I looked at all the people facing us, sort of a map of my early life – grinning, sniffling – and I had one of those grainy, super-8, life flashing before your eyes movies scroll by as I watched Mom, who looked so happy, get married for a second time. I saw her mother, making Mom pay her entire life for being conceived out of wedlock, that cruel, bitter old grandmother of mine who called her cheap and common and made her raise her sisters and brother, and who seemed to be looming everywhere in her life until she died; I saw the tall, dorky, uncertain teenager who married the first person she slept with (sorry Dad), and found herself with two demanding boys and a volatile husband with a chip on his shoulder (sorry Dad) in her early twenties; I thought of the fights you used to have that seemed to go on forever, both of you stressed out from work and the mortgage and trying to live the life you thought you were supposed to live.

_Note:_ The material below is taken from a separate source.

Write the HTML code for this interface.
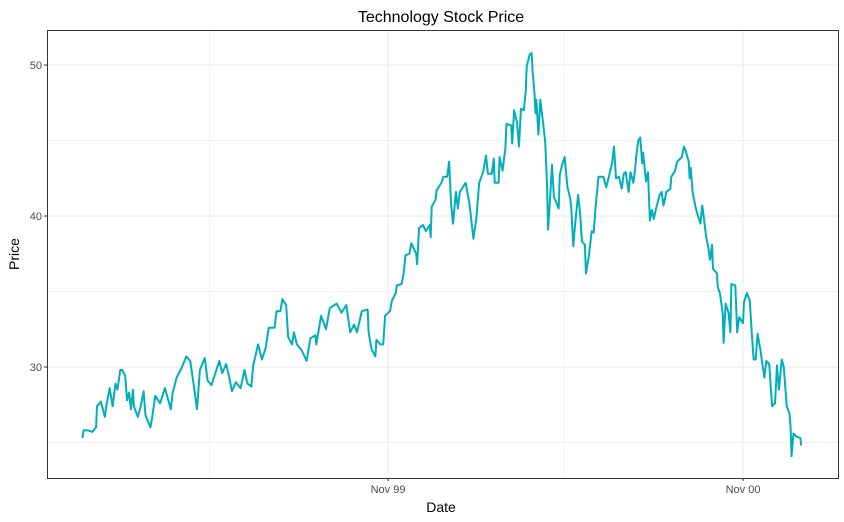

The ceremony was over and hands were being shaken and I was hugging Mom, and we were looking at each other and crying. My mother, almost sixty years old, having what I was too dense to recognize until that moment: a day that was just for her.

Traffic was held back with a huge ribbon of white chiffon as we proceeded along the road to the reception. Everyone was blowing bubbles – rice is bad for the birds, I learned – and laughing or dealing with snotty tears. The dapper groom’s granddaughters, three little fountains of curly hair in matching dresses, were darting around with flower baskets. I felt oddly unselfconscious and giddy.

Later on we had an evening like the ones I remember best from childhood, with aunts and uncles and cousins getting loud and telling jokes and singing. The guitars even came out, and Mom’s brother played some of the Bob Dylan and Van Morrison songs he used to. At one point toward the end of the evening I was full of scotch and sort of aimlessly attempting a Foo Fighters song on a guitar. I looked up and saw my brother, playing air drums.